WRITTEN INSTRUCTION: Search the data for the word "source" and copy every line that contains it.

— START MATERIAL FOR THE TASK —

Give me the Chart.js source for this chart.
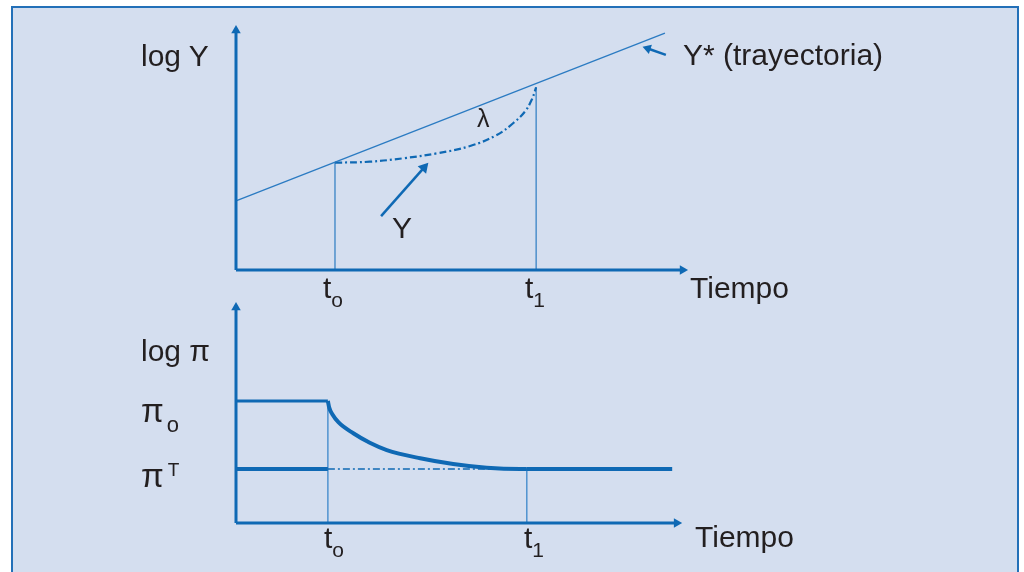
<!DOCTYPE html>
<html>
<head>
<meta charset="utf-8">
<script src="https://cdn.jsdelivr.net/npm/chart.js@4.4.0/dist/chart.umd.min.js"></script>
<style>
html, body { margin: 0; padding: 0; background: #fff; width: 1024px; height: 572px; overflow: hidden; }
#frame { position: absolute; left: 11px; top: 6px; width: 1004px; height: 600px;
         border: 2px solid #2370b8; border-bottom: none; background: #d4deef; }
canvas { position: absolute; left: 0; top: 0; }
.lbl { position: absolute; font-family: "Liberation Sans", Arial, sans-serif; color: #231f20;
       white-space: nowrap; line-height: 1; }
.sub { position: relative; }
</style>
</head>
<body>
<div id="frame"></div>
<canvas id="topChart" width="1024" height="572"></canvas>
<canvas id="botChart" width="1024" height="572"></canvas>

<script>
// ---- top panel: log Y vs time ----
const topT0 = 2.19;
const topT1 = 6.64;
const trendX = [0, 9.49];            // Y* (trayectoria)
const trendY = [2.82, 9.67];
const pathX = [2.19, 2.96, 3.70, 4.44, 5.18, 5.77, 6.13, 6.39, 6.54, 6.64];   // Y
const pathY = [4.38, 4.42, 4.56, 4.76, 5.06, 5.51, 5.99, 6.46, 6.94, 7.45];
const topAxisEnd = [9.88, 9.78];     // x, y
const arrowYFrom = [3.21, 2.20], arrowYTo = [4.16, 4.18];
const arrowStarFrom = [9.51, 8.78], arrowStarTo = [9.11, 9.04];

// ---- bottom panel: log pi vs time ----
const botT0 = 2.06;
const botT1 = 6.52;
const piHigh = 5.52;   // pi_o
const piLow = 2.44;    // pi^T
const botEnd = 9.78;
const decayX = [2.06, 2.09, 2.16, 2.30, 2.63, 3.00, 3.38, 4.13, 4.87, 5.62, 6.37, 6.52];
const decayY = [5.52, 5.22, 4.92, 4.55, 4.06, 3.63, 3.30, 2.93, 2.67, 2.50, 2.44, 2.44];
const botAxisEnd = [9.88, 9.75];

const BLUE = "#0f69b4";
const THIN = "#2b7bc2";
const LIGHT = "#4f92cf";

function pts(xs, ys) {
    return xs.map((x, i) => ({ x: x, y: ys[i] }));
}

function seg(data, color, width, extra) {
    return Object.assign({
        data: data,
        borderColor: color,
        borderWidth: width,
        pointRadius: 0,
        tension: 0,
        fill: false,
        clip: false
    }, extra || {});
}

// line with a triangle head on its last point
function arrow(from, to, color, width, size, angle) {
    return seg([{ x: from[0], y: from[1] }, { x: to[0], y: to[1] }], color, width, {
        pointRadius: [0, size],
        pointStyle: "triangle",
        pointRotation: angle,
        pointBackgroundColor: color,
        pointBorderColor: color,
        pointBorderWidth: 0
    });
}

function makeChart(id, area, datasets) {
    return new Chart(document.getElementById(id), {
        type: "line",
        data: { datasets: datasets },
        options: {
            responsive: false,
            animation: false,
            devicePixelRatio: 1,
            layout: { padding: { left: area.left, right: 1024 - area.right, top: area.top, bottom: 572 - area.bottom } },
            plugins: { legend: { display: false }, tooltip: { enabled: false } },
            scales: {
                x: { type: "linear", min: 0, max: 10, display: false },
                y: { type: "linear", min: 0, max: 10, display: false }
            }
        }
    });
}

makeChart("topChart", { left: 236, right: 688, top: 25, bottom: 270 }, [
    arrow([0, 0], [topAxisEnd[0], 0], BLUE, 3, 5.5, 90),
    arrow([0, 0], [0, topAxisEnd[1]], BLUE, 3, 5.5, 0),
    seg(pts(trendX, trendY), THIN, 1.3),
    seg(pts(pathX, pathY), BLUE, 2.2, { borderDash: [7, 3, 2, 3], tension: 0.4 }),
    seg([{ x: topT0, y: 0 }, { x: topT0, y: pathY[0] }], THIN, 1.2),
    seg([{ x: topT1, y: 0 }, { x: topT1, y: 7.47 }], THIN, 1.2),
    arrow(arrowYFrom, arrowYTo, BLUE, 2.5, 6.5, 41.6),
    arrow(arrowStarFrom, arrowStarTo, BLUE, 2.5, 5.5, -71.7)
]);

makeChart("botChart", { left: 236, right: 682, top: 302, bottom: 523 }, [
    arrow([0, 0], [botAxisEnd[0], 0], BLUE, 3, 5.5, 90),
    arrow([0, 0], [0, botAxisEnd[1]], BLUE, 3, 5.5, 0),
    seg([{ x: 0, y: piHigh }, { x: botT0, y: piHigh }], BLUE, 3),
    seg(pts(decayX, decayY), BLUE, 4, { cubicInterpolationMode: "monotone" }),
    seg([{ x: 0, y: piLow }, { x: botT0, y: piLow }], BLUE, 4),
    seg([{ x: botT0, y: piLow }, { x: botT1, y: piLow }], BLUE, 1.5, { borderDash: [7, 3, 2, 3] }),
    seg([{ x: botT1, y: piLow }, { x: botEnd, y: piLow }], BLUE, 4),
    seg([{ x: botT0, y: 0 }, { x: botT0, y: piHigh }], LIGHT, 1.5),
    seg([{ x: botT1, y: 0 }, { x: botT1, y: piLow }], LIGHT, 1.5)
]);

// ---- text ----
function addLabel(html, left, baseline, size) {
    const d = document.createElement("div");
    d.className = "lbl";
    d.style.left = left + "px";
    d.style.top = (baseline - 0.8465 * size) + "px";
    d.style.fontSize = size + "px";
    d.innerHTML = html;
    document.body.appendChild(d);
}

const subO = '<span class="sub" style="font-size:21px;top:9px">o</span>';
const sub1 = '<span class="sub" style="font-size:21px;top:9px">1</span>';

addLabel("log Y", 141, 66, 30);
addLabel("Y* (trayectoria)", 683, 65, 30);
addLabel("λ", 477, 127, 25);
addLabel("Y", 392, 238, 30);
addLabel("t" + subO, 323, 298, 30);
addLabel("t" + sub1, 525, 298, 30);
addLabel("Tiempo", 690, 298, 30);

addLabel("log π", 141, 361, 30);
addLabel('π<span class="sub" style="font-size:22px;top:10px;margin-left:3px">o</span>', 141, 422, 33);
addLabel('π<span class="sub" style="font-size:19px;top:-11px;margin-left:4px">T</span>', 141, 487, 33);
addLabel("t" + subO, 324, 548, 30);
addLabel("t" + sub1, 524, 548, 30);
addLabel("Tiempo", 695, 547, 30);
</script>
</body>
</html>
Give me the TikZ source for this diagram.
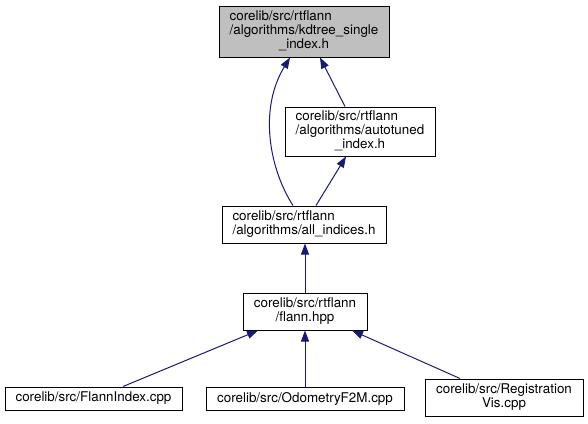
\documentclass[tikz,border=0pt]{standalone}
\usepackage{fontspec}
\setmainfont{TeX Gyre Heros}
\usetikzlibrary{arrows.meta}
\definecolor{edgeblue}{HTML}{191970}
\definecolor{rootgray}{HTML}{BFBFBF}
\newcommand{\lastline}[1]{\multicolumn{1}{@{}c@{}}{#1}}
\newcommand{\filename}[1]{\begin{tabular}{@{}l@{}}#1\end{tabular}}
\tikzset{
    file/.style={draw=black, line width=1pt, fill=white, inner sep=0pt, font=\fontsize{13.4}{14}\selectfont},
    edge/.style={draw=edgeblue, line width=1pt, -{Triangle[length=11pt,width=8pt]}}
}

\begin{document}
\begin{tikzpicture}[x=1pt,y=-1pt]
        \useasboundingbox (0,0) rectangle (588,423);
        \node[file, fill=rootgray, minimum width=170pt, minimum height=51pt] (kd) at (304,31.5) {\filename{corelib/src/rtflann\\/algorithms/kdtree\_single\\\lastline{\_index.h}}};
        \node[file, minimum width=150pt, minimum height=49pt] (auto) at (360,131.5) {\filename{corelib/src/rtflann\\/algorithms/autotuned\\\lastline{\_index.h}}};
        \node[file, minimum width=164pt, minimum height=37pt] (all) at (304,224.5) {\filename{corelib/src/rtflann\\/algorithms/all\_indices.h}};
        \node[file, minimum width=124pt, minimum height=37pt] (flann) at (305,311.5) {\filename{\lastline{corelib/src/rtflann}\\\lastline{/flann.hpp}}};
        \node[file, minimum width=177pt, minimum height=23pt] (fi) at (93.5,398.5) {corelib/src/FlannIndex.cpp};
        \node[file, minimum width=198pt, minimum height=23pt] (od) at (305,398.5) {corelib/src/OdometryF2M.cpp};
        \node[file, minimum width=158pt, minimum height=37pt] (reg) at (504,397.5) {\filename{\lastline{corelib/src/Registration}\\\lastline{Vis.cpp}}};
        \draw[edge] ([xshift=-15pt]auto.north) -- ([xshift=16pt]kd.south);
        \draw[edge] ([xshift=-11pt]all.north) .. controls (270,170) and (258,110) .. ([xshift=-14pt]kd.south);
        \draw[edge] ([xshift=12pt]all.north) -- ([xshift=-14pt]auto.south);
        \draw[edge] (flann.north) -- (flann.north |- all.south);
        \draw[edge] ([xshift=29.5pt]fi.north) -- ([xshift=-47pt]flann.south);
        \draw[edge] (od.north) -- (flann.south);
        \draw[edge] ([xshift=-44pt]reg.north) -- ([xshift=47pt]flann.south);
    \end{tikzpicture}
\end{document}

— END MATERIAL FOR THE TASK —

SOLVED PROBLEM:
Give me the Chart.js source for this chart.
Give me the TikZ source for this diagram.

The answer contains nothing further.